Third, regulatory trust matters. In Europe, Hybrid Greentech has become a respected modeler and advisor to public agencies — positioning it as a neutral optimization partner in a politicized grid environment.



Challenges Ahead: Standing Out in the VPP Wave


The VPP space is heating up. From Tesla’s auto-bidder to Octopus Energy’s KrakenFlex, the field is crowded — and global. For Hybrid Greentech, differentiation depends on proving that its deep-tech core can outperform broader, shallower competitors.


The company also faces the standard SaaS challenge: turning pilots into portfolios.

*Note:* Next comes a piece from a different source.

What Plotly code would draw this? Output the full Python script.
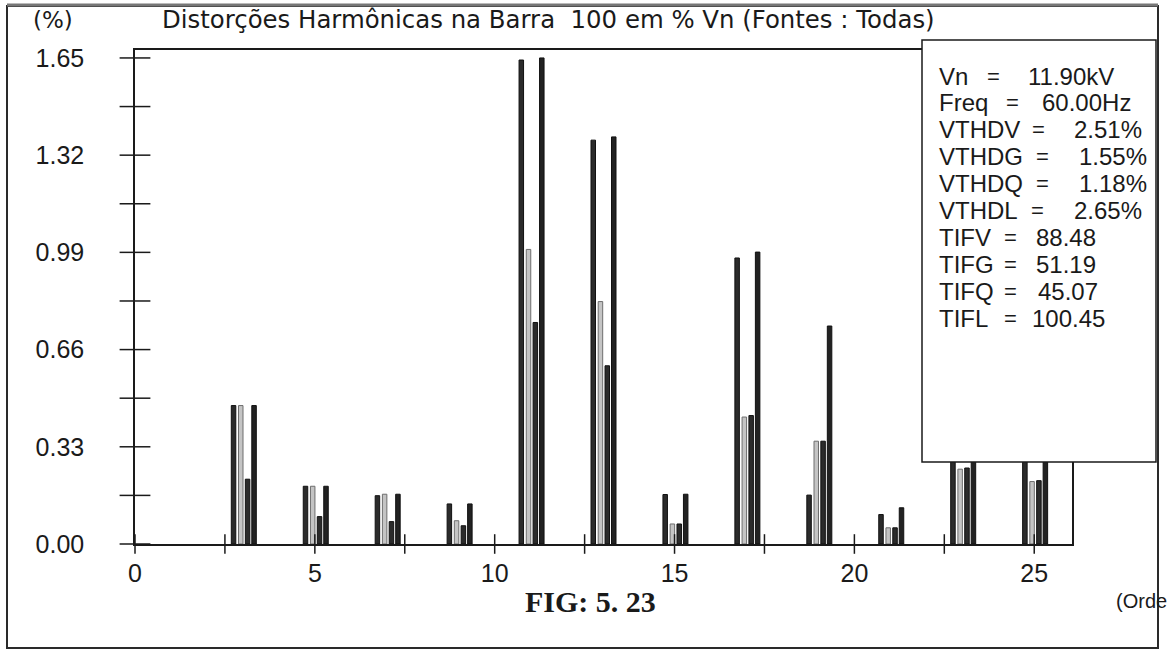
import numpy as np
import plotly.graph_objects as go

# Harmonic orders and per-source distortion (% of Vn)
harmonics = [3, 5, 7, 9, 11, 13, 15, 17, 19, 21, 23, 25]
dist_v = [0.470, 0.196, 0.164, 0.136, 1.643, 1.371, 0.168, 0.971, 0.166, 0.100, 0.450, 0.460]
dist_g = [0.470, 0.196, 0.169, 0.079, 1.000, 0.823, 0.068, 0.431, 0.349, 0.055, 0.254, 0.212]
dist_q = [0.220, 0.093, 0.076, 0.062, 0.752, 0.605, 0.068, 0.436, 0.349, 0.055, 0.258, 0.215]
dist_l = [0.470, 0.196, 0.169, 0.136, 1.650, 1.382, 0.169, 0.991, 0.740, 0.123, 0.500, 0.520]
series_names = ["V", "G", "Q", "L"]

y_tick_vals = [0.00, 0.33, 0.66, 0.99, 1.32, 1.65]
x_tick_vals = [0, 5, 10, 15, 20, 25]

summary_labels = ["Vn", "Freq", "VTHDV", "VTHDG", "VTHDQ", "VTHDL", "TIFV", "TIFG", "TIFQ", "TIFL"]
summary_values = ["11.90kV", "60.00Hz", "2.51%", "1.55%", "1.18%", "2.65%", "88.48", "51.19", "45.07", "100.45"]

title_text = "Distorções Harmônicas na Barra \u00a0100 em % Vn (Fontes : Todas)"

# ---- page geometry (pixels) ----
W, H = 1167, 655
L, R, T, B = 135, 1072, 50, 544


def px(x):
    return (x - L) / (R - L)


def py(y):
    return (B - y) / (B - T)


SANS = "Liberation Sans, Arial, sans-serif"
WIDE = "DejaVu Sans, Verdana, sans-serif"
INK = "#1a1a1a"

bar_offsets = [-0.26, -0.06, 0.13, 0.31]
bar_width = 0.125
bar_fill = ["#2b2b2b", "#c4c4c4", "#2b2b2b", "#222222"]
bar_edge = ["#111111", "#6e6e6e", "#111111", "#111111"]

fig = go.Figure()
for name, vals, off, fc, ec in zip(series_names, [dist_v, dist_g, dist_q, dist_l],
                                   bar_offsets, bar_fill, bar_edge):
    fig.add_trace(go.Bar(
        x=harmonics, y=vals, name=name,
        width=bar_width, offset=off - bar_width / 2,
        marker=dict(color=fc, line=dict(color=ec, width=1)),
        showlegend=False, hoverinfo="x+y+name",
    ))

# axis tick marks that cross the axis lines
x_minor = np.arange(0, 25.01, 2.5)
fig.add_trace(go.Scatter(
    x=x_minor, y=np.zeros_like(x_minor), mode="markers", cliponaxis=False,
    marker=dict(symbol="line-ns", size=14, line=dict(width=1.5, color=INK)),
    showlegend=False, hoverinfo="skip",
))
y_minor = np.arange(0, 1.651, 0.165)
fig.add_trace(go.Scatter(
    x=np.zeros_like(y_minor), y=y_minor, mode="markers", cliponaxis=False,
    marker=dict(symbol="line-ew", size=22, line=dict(width=1.5, color=INK)),
    showlegend=False, hoverinfo="skip",
))

annotations = [
    dict(text="(%)", x=px(31), y=py(20), xanchor="left", yanchor="middle",
         font=dict(family=WIDE, size=23, color=INK)),
    dict(text=title_text, x=px(160), y=py(20), xanchor="left", yanchor="middle",
         font=dict(family=WIDE, size=24.4, color=INK)),
    dict(text="<b>FIG: 5. 23</b>", x=px(590), y=py(601), xanchor="center", yanchor="middle",
         font=dict(family="Liberation Serif, Times New Roman, serif", size=30, color=INK)),
    dict(text="(Orde", x=px(1114), y=py(601), xanchor="left", yanchor="middle",
         font=dict(family=SANS, size=20, color=INK)),
]

# summary block inside the info box
eq_x = [993, 1012, 1038, 1042, 1042, 1037, 1010, 1010, 1010, 1010]
val_x = [1026, 1040, 1072, 1077, 1077, 1072, 1034, 1034, 1036, 1030]
for i, (lab, val) in enumerate(zip(summary_labels, summary_values)):
    yc = 76 + i * 26.9
    annotations.append(dict(text=lab, x=px(937), y=py(yc), xanchor="left", yanchor="middle",
                            font=dict(family=SANS, size=24, color=INK)))
    annotations.append(dict(text="=", x=px(eq_x[i]), y=py(yc), xanchor="center", yanchor="middle",
                            font=dict(family=SANS, size=22, color=INK)))
    annotations.append(dict(text=val, x=px(val_x[i]), y=py(yc), xanchor="left", yanchor="middle",
                            font=dict(family=SANS, size=24, color=INK)))
for a in annotations:
    a.update(xref="paper", yref="paper", showarrow=False)

shapes = [
    # outer frame
    dict(type="rect", xref="paper", yref="paper",
         x0=px(7), x1=px(1158), y0=py(648), y1=py(6),
         line=dict(color="#2a2a2a", width=2), layer="below"),
    dict(type="line", xref="paper", yref="paper",
         x0=px(7), x1=px(1158), y0=py(5), y1=py(5),
         line=dict(color="#777777", width=3), layer="below"),
    # info box covering the upper right of the plot
    dict(type="rect", xref="paper", yref="paper",
         x0=px(922), x1=px(1156), y0=py(462), y1=py(40),
         line=dict(color=INK, width=1.5), fillcolor="white", layer="above"),
]

fig.update_layout(
    width=W, height=H,
    margin=dict(l=L, r=W - R, t=T, b=H - B, pad=0),
    paper_bgcolor="white", plot_bgcolor="white",
    barmode="overlay",
    showlegend=False,
    xaxis=dict(range=[0, 26.05], tickmode="array", tickvals=x_tick_vals,
               ticks="", showgrid=False, zeroline=False,
               showline=True, linecolor=INK, linewidth=1.5, mirror=True,
               tickfont=dict(family=SANS, size=25, color=INK), ticklabelstandoff=6),
    yaxis=dict(range=[0, 1.677], tickmode="array", tickvals=y_tick_vals,
               ticktext=[f"{v:.2f}" for v in y_tick_vals],
               ticks="", showgrid=False, zeroline=False,
               showline=True, linecolor=INK, linewidth=1.5, mirror=True,
               tickfont=dict(family=SANS, size=25, color=INK), ticklabelstandoff=44),
    annotations=annotations,
    shapes=shapes,
)

fig.write_html("out.html")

While its consulting arm builds credibility, scaling the subscription business will require partnerships with storage OEMs, developers, and utilities willing to standardize orchestration logic across fleets.


Finally, as AI becomes a marketing term in energy, Hybrid Greentech must demonstrate that its forecasting and optimization models provide bankable, real-world advantage — not just theoretical gains.



Final Word: Orchestrating the Storage Century


Hybrid Greentech is not building batteries. It’s building the logic that tells them what to do.


In a world shifting from static infrastructure to dynamic energy networks, that logic may be the most valuable part of the stack.


And if the U.S. is serious about turning storage from stranded asset to flexible infrastructure, it will need more than batteries. It will need orchestration engines that can operate at the grid’s speed — and the market’s logic.


Hybrid Greentech is betting it can be that engine.